■ **Data**
---------------
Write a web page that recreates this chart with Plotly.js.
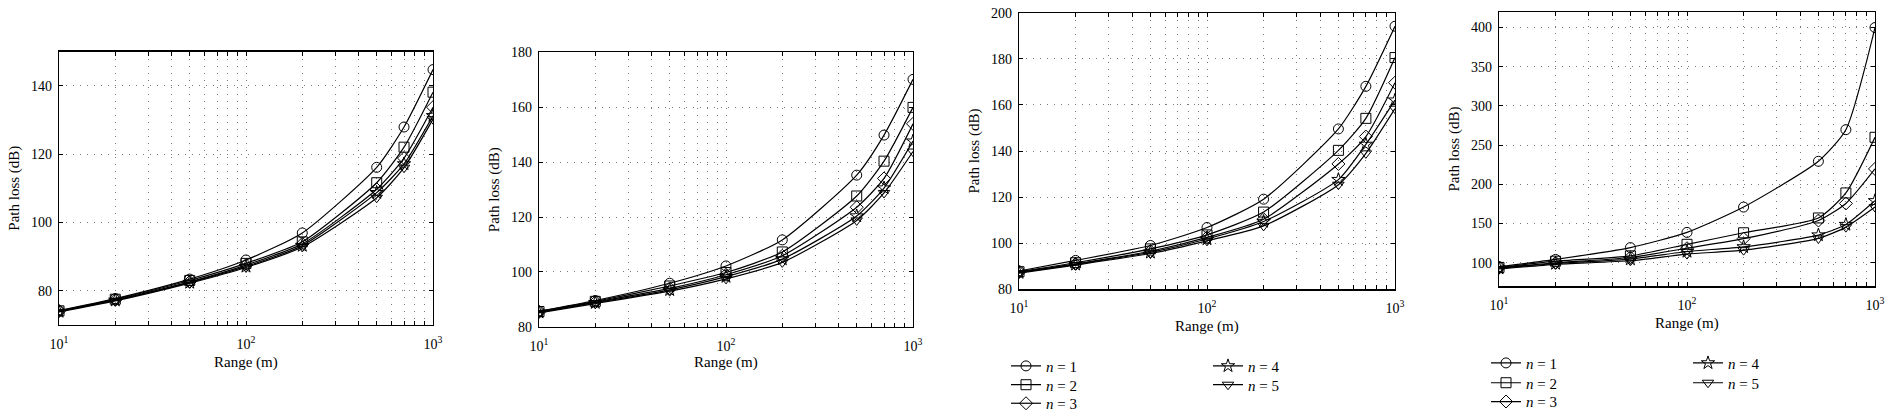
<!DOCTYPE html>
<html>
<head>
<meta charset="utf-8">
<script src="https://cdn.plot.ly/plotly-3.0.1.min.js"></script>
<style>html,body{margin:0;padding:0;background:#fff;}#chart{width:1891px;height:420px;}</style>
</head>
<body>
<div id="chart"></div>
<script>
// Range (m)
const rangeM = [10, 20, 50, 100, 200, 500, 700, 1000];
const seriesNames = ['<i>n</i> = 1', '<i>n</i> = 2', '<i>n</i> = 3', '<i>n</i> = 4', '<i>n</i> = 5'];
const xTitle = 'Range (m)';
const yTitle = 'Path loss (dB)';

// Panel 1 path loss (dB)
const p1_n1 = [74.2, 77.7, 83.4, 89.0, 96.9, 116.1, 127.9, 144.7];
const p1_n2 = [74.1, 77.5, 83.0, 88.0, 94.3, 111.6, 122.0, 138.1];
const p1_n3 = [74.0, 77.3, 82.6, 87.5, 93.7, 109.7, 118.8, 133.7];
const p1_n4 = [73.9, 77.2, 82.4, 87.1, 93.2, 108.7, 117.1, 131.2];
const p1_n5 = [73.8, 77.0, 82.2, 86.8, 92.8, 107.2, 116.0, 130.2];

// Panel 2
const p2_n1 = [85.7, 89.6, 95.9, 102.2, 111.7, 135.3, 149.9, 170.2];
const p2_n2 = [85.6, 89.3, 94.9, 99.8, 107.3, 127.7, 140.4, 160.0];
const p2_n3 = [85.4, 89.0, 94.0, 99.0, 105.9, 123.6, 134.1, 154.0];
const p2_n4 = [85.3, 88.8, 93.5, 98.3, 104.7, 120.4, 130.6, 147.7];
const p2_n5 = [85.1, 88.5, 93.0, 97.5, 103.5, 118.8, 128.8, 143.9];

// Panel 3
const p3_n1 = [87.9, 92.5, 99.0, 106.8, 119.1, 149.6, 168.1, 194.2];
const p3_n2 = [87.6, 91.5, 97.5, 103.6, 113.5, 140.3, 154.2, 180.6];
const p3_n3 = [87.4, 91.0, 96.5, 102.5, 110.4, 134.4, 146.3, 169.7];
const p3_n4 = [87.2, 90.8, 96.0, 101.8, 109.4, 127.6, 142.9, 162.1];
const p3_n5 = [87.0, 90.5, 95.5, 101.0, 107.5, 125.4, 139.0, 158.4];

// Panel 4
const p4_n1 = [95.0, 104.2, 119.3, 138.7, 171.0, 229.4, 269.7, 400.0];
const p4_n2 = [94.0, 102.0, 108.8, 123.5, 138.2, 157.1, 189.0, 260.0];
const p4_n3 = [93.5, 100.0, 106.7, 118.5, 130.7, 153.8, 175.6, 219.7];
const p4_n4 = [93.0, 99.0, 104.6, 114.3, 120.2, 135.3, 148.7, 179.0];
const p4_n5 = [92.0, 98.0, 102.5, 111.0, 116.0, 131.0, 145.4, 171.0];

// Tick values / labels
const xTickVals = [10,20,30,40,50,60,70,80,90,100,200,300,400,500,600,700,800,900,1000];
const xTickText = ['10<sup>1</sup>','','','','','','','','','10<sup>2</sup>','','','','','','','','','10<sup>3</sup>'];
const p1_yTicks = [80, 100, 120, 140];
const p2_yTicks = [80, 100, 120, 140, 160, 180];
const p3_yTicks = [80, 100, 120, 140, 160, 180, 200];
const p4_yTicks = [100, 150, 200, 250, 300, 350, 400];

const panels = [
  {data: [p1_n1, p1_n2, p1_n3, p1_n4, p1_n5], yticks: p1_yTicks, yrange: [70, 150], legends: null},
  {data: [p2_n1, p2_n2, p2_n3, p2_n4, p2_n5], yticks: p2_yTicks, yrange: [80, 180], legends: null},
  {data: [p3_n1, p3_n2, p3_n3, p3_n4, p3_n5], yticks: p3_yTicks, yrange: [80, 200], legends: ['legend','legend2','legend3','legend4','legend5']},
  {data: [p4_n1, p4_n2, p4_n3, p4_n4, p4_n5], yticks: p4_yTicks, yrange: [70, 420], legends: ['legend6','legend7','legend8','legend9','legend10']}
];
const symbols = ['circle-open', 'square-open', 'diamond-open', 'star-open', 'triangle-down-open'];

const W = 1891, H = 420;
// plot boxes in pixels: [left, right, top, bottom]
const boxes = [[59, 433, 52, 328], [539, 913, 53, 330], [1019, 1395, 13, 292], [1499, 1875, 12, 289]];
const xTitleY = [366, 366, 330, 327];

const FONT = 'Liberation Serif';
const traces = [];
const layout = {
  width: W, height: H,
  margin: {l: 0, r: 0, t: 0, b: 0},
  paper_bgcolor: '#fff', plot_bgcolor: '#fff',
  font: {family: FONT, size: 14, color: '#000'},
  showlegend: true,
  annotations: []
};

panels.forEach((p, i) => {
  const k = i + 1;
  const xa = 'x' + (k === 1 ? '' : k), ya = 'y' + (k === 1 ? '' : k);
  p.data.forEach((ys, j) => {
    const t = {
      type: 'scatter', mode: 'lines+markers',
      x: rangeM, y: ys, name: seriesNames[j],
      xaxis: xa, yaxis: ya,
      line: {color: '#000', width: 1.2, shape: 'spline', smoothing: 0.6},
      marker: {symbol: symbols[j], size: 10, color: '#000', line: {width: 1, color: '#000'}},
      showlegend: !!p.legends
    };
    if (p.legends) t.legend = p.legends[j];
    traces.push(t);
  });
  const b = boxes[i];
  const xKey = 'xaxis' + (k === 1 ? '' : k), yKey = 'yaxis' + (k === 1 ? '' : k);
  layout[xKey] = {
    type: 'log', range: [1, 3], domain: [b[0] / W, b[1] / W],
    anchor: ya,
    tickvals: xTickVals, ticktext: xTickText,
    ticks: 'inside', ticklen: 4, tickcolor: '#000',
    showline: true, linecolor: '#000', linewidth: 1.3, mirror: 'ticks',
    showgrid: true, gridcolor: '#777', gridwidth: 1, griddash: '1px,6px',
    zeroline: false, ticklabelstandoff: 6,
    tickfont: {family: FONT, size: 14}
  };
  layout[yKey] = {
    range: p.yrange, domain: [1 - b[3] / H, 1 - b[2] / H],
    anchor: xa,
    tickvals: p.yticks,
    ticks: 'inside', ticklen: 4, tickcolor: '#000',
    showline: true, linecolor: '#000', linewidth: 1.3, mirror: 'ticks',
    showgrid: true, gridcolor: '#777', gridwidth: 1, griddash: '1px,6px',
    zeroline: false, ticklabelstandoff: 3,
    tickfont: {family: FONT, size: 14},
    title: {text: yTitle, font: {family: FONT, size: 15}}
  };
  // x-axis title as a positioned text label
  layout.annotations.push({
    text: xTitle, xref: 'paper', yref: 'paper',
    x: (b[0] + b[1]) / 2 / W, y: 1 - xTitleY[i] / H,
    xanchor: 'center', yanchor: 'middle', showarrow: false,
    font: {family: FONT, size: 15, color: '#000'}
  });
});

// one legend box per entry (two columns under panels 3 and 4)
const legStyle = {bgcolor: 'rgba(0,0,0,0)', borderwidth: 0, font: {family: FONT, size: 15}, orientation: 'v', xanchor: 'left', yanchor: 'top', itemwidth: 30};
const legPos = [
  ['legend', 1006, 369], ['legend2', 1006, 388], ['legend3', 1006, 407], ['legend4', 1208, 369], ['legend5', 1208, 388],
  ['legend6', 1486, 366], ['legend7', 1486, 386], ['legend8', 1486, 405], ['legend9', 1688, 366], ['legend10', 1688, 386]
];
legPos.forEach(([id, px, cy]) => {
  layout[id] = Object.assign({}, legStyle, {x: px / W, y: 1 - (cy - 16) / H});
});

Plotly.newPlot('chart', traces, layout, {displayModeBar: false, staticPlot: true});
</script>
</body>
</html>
---------------
■ **Stated exercise**
Which lines contain "chart"? Copy each of them out.

■ **The reply**
Write a web page that recreates this chart with Plotly.js.
<style>html,body{margin:0;padding:0;background:#fff;}#chart{width:1891px;height:420px;}</style>
<div id="chart"></div>
Plotly.newPlot('chart', traces, layout, {displayModeBar: false, staticPlot: true});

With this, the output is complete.